Ces éléments rendent d’autant plus pressante la question de la gouvernance, de la contractualisation avec les producteurs de carburant et de la transition vers des énergies plus fiables et renouvelables.

Recommandations de la Cour des comptes et perspectives

Face à ce constat, la Cour adresse plusieurs recommandations claires à la JIRAMA et aux autorités de tutelle :

  • Réviser les contrats conclus avec les producteurs privés afin d’éviter que la JIRAMA ne soit lésée dans les livraisons ou facturations.

  • Promouvoir et renforcer les énergies renouvelables (hydroélectricité, solaire) et la construction de bassins de retenue ou de barrages afin de réduire la dépendance aux centrales thermiques.

  • Mettre en place un suivi rigoureux des livraisons de carburant, des stocks et de leur consommation, pour garantir la fiabilité des données.

  • Élaborer un planning de production pour chaque centrale thermique et s’assurer que les ressources nécessaires sont disponibles en temps voulu.
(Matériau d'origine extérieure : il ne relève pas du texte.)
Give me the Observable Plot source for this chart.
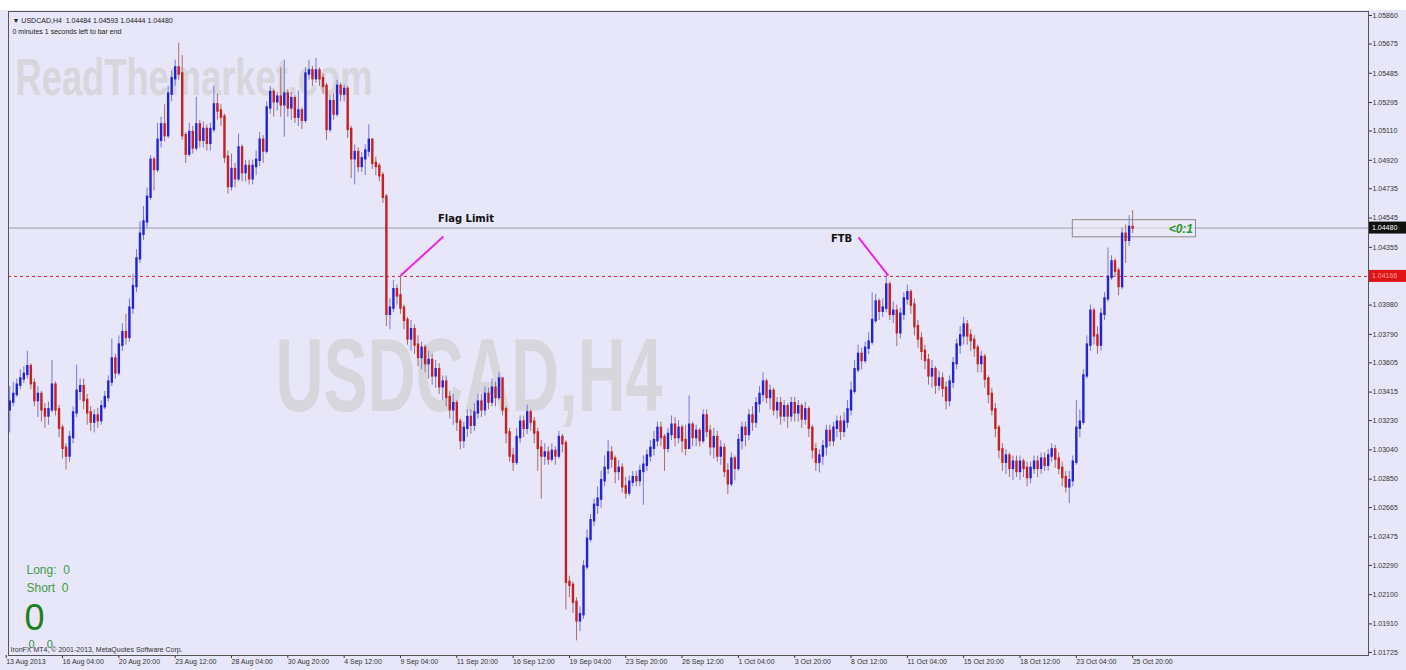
<!DOCTYPE html>
<html><head><meta charset="utf-8">
<script src="https://cdn.jsdelivr.net/npm/d3@7"></script>
<script src="https://cdn.jsdelivr.net/npm/@observablehq/plot@0.6"></script>
<style>html,body{margin:0;padding:0;background:#fff;overflow:hidden}</style>
</head><body><div id="chart"></div>
<script>
// ---- DATA (prices in pips above 1.0000, i.e. price = 1 + v/10000) ----
const firstBar = 1;            // bar index of first candle (13 Aug 2013 16:00)
const firstOpenPips = 330;
const closePips = [
335,340,346,350,353,358,347,336,340,330,
326,330,346,330,318,305,300,312,328,342,
345,336,328,322,326,323,332,338,348,363,
354,372,380,377,396,410,428,444,452,468,
492,486,505,515,508,535,545,552,548,508,
496,510,500,515,505,512,503,512,528,524,
520,494,475,486,480,500,484,488,480,488,
492,505,498,526,536,530,533,528,535,526,
532,520,524,518,548,550,545,550,545,540,
512,530,522,540,535,538,512,493,497,488,
493,498,505,490,488,482,468,392,396,408,
404,396,388,376,382,372,364,370,360,362,
352,356,345,348,338,330,334,322,310,318,
325,320,328,335,330,340,335,344,338,350,
330,315,300,296,312,322,318,328,322,315,
305,300,302,298,303,300,312,308,218,216,
205,193,197,228,246,258,268,272,284,292,
302,298,290,292,280,276,283,286,284,290,
294,300,305,310,318,312,305,314,320,312,
318,310,305,320,312,316,310,326,316,306,
312,300,305,290,282,298,292,310,318,314,
326,322,334,340,348,338,342,330,334,326,
332,326,334,328,332,324,330,318,304,296,
300,306,316,310,318,322,316,322,330,342,
356,366,362,370,374,388,400,394,396,411,
392,394,380,392,402,406,398,384,376,368,
362,352,356,346,350,344,336,348,360,372,
378,385,378,375,370,360,364,350,340,330,
318,304,296,300,292,296,290,296,292,286,
292,296,292,298,294,300,304,298,292,286,
280,284,296,318,322,352,372,394,378,372,
392,402,416,426,420,410,444,440,448.4,448
];
const highPips = [
345,348,350,356,358,368,360,350,345,342,
334,335,362,348,333,320,308,316,332,359,
350,350,340,332,330,331,336,342,352,376,
366,378,386,392,402,418,434,452,462,474,
495,494,516,520,528,540,550,557,568,560,
510,516,514,533,518,517,515,516,540,535,
528,522,498,496,490,509,502,492,492,492,
498,510,508,530,540,538,536,552,557,538,
536,534,537,526,552,557,553,558,552,548,
542,534,535,544,542,541,540,514,502,500,
497,502,515,506,494,490,484,470,402,414,
411,417,398,390,388,385,378,374,372,368,
366,362,360,352,352,342,340,336,324,322,
330,330,334,340,340,345,344,350,348,354,
350,332,318,305,318,326,326,333,330,325,
318,310,308,306,308,306,316,314,310,222,
218,208,202,232,252,262,272,280,290,300,
310,306,300,297,295,286,287,290,290,294,
300,304,310,316,322,322,314,318,326,325,
323,320,320,339,322,320,318,330,330,320,
318,316,310,308,295,302,300,314,322,322,
330,332,338,345,354,350,346,344,338,338,
336,334,338,338,336,334,335,332,320,308,
304,310,320,320,322,326,326,328,336,348,
362,372,370,374,380,406,405,402,402,417,
413,400,398,396,406,411,408,402,388,380,
372,366,362,358,355,354,348,352,364,376,
384,390,388,382,378,372,368,366,352,344,
334,320,308,304,302,300,300,300,298,296,
296,300,300,302,302,304,308,307,302,296,
290,290,300,336,330,356,378,398,396,384,
396,406,435,430,428,422,448,450,456,459.3
];
const lowPips = [
315,332,338,343,347,350,343,332,325,322,
318,320,328,326,312,298,291,296,308,325,
336,330,320,316,315,318,320,330,335,345,
350,352,368,372,374,392,406,425,440,448,
466,472,484,500,504,506,530,540,544,505,
490,494,496,498,500,500,498,498,510,518,
514,490,470,472,474,478,478,478,476,476,
482,488,490,496,522,520,524,520,507,520,
518,516,514,512,516,544,540,542,540,535,
505,510,518,520,530,530,506,480,476,484,
484,482,494,486,482,478,464,384,382,393,
398,392,382,372,368,366,358,356,354,350,
346,344,340,336,332,324,320,316,304,305,
312,314,316,324,325,326,330,332,332,336,
326,308,296,290,294,308,312,314,316,308,
290,272,294,294,296,294,298,302,200,208,
198,180,186,194,226,244,254,262,266,280,
288,292,282,284,276,272,274,280,280,280,
268,290,296,300,306,306,290,302,310,306,
308,302,300,304,306,306,306,308,312,300,
298,296,294,286,275,280,284,290,304,306,
310,316,318,328,335,334,330,326,324,320,
322,318,322,322,322,318,320,312,298,290,
289,294,300,306,306,312,310,312,318,326,
340,354,356,360,366,372,386,388,390,393,
388,386,371,376,388,398,392,378,370,362,
356,346,344,340,342,338,330,332,344,356,
366,372,372,368,364,354,354,344,334,326,
312,298,290,288,286,284,286,284,286,280,
282,288,286,288,290,290,296,292,288,280,
276,269,280,294,312,320,350,368,372,366,
368,388,400,414,416,404,408,425,436,444.4
];

const yTickValues = [1.05860,1.05675,1.05485,1.05295,1.05110,1.04920,1.04735,1.04545,1.04355,
  1.03980,1.03790,1.03605,1.03415,1.03230,1.03040,1.02850,1.02665,1.02475,1.02290,1.02100,1.01910,1.01725];
const xTickBars = [0,16,32,48,64,80,96,112,128,144,160,176,192,208,224,240,256,272,288,304,320];
const xTickLabels = ["13 Aug 2013","16 Aug 04:00","20 Aug 20:00","23 Aug 12:00","28 Aug 04:00","30 Aug 20:00",
  "4 Sep 12:00","9 Sep 04:00","11 Sep 20:00","16 Sep 12:00","19 Sep 04:00","23 Sep 20:00","26 Sep 12:00",
  "1 Oct 04:00","3 Oct 20:00","8 Oct 12:00","11 Oct 04:00","15 Oct 20:00","18 Oct 12:00","23 Oct 04:00","25 Oct 20:00"];

const currentPrice = 1.04480;
const flagLevel = 1.04166;
const headerLine1 = "\u25BC USDCAD,H4  1.04484 1.04593 1.04444 1.04480";
const headerLine2 = "0 minutes 1 seconds left to bar end";
const watermarkSite = "ReadThemarket.com";
const watermarkSymbol = "USDCAD,H4";
const copyright = "IronFX MT4, \u00A9 2001-2013, MetaQuotes Software Corp.";
const tradeLabels = ["Long:  0", "Short  0"];
const tradeCount = "0";
const tradeSub = "0    0";

const annotationLabels = [
  {label: "Flag Limit", bar: 130.6, price: 1.04540},
  {label: "FTB", bar: 237.3, price: 1.04410}
];
const annotationLines = [
  {fromBar: 112, fromPrice: 1.04170, toBar: 124.2, toPrice: 1.04425},
  {fromBar: 242.1, fromPrice: 1.04419, toBar: 250.6, toPrice: 1.04172}
];
const timerBox = {fromBar: 303, toBar: 338, low: 1.04420, high: 1.04531, label: "<0:1"};

// ---- BUILD ----
const toPrice = v => 1 + v / 10000;
const bars = closePips.map((c, k) => ({
  i: firstBar + k,
  o: toPrice(k === 0 ? firstOpenPips : closePips[k - 1]),
  c: toPrice(c),
  h: toPrice(highPips[k]),
  l: toPrice(lowPips[k])
}));
const labelMap = new Map(xTickBars.map((b, k) => [b, xTickLabels[k]]));

const BULL = "#2323d6", BEAR = "#c62020";
const BULL_WICK = "#7676e0", BEAR_WICK = "#ae6a6a";
const WM = "#d6d6dc";
const BOLD_FONT = "'DejaVu Sans', 'Liberation Sans', sans-serif";

const frameText = (txt, anchor, dx, dy, opts) =>
  Plot.text([txt], {text: d => d, frameAnchor: anchor, dx, dy, textAnchor: "start", lineAnchor: "middle", ...opts});

const plot = Plot.plot({
  width: 1406, height: 670,
  marginTop: 11, marginBottom: 15, marginLeft: 8, marginRight: 38,
  style: {background: "#e7e7f9", fontFamily: "'Liberation Sans', 'DejaVu Sans', sans-serif", overflow: "visible"},
  x: {domain: [0.65, 387], axis: null},
  y: {domain: [1.01705, 1.05886], axis: null},
  marks: [
    frameText(watermarkSite, "top-left", 7, 67, {fontSize: 52, fontWeight: "bold", fill: WM}),
    frameText(watermarkSymbol, "top-left", 267, 366, {fontSize: 104, fontWeight: "bold", fill: WM}),
    Plot.ruleY([currentPrice], {stroke: "#9c9ca8", strokeWidth: 1}),
    Plot.ruleY([flagLevel], {stroke: "#e02424", strokeWidth: 1, strokeDasharray: "3,3"}),
    Plot.rect([timerBox], {x1: "fromBar", x2: "toBar", y1: "low", y2: "high", fill: "#ecebf5", fillOpacity: 0.6, stroke: "#8a8a8a", strokeWidth: 1}),
    Plot.text([timerBox], {x: "toBar", y: d => (d.low + d.high) / 2, text: "label", textAnchor: "end", dx: -3,
      fill: "#2a9a2a", fontWeight: "bold", fontStyle: "italic", fontSize: 12}),
    Plot.ruleX(bars, {x: "i", y1: "l", y2: "h", stroke: d => d.c >= d.o ? BULL_WICK : BEAR_WICK, strokeWidth: 1}),
    Plot.ruleX(bars, {x: "i", y1: "o", y2: "c", stroke: d => d.c >= d.o ? BULL : BEAR, strokeWidth: 2.4, strokeLinecap: "square"}),
    Plot.link(annotationLines, {x1: "fromBar", y1: "fromPrice", x2: "toBar", y2: "toPrice", stroke: "#ee22ee", strokeWidth: 2}),
    Plot.text(annotationLabels, {x: "bar", y: "price", text: "label", fontWeight: "bold", fontSize: 10, fontFamily: BOLD_FONT, fill: "#111"}),
    frameText(headerLine1, "top-left", 4, 9, {fontSize: 7, fill: "#222"}),
    frameText(headerLine2, "top-left", 4, 20, {fontSize: 7, fill: "#222"}),
    Plot.axisY(yTickValues, {anchor: "right", tickFormat: d => d.toFixed(5), tickSize: 3, tickPadding: 1, fontSize: 7, color: "#333"}),
    Plot.axisX(xTickBars, {anchor: "bottom", tickFormat: d => labelMap.get(d), textAnchor: "start", tickSize: 3, tickPadding: 1, fontSize: 7, color: "#333"}),
    frameText(tradeLabels[0], "bottom-left", 18, -85, {fontSize: 12, fill: "#3f9a3f"}),
    frameText(tradeLabels[1], "bottom-left", 18, -67, {fontSize: 12, fill: "#3f9a3f"}),
    frameText(tradeCount, "bottom-left", 16, -37, {fontSize: 36, fill: "#1f7f1f"}),
    frameText(tradeSub, "bottom-left", 20, -11, {fontSize: 11, fill: "#3f8a3f"}),
    frameText(copyright, "bottom-left", 2, -6, {fontSize: 7, fill: "#333"}),
    Plot.frame({stroke: "#555"})
  ]
});

document.getElementById("chart").appendChild(plot);

const svg = d3.select(plot);
svg.selectAll("text").filter(function() { return this.textContent === watermarkSite; })
  .attr("textLength", 357).attr("lengthAdjust", "spacingAndGlyphs");
svg.selectAll("text").filter(function() { return this.textContent === watermarkSymbol; })
  .attr("textLength", 387).attr("lengthAdjust", "spacingAndGlyphs");

// white strip above the chart window
svg.insert("rect", "g").attr("x", 0).attr("y", 0).attr("width", 1406).attr("height", 10).attr("fill", "#ffffff");

// price boxes on the right axis, placed with the plot's own y scale
const ys = plot.scale("y");
const axisX0 = 1406 - 38 + 1;
function priceBox(price, fill, textFill) {
  const py = ys.apply(price);
  svg.append("rect").attr("x", axisX0).attr("y", py - 6).attr("width", 37).attr("height", 12).attr("fill", fill);
  svg.append("text").attr("x", axisX0 + 3).attr("y", py).attr("dy", "0.32em").attr("text-anchor", "start")
    .attr("font-size", 7).attr("fill", textFill).text(price.toFixed(5));
}
priceBox(currentPrice, "#111", "#fff");
priceBox(flagLevel, "#e01414", "#f6a0a0");
</script></body></html>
Si ces recommandations sont mises en œuvre, la JIRAMA pourrait améliorer sa performance, réduire son endettement et renforcer son rôle dans la stabilité énergétique nationale.

Conclusion

L’audit de la Cour des comptes révèle que la JIRAMA est confrontée à un dysfonctionnement structurel dans sa gestion des carburants : livraisons incomplètes, stocks mal tenus, mode d’achat défavorable, production thermique trop dépendante. Ces problèmes se traduisent par des pertes financières, une dette lourde, et une vulnérabilité du système électrique malgache. Le rapport invite à une réforme urgente qui passe par une meilleure contractualisation, une fiabilité accrue des données, et une orientation renforcée vers les énergies renouvelables. La mise en œuvre effective de ces recommandations est un enjeu majeur pour la gouvernance publique et pour le service aux citoyens à Madagascar.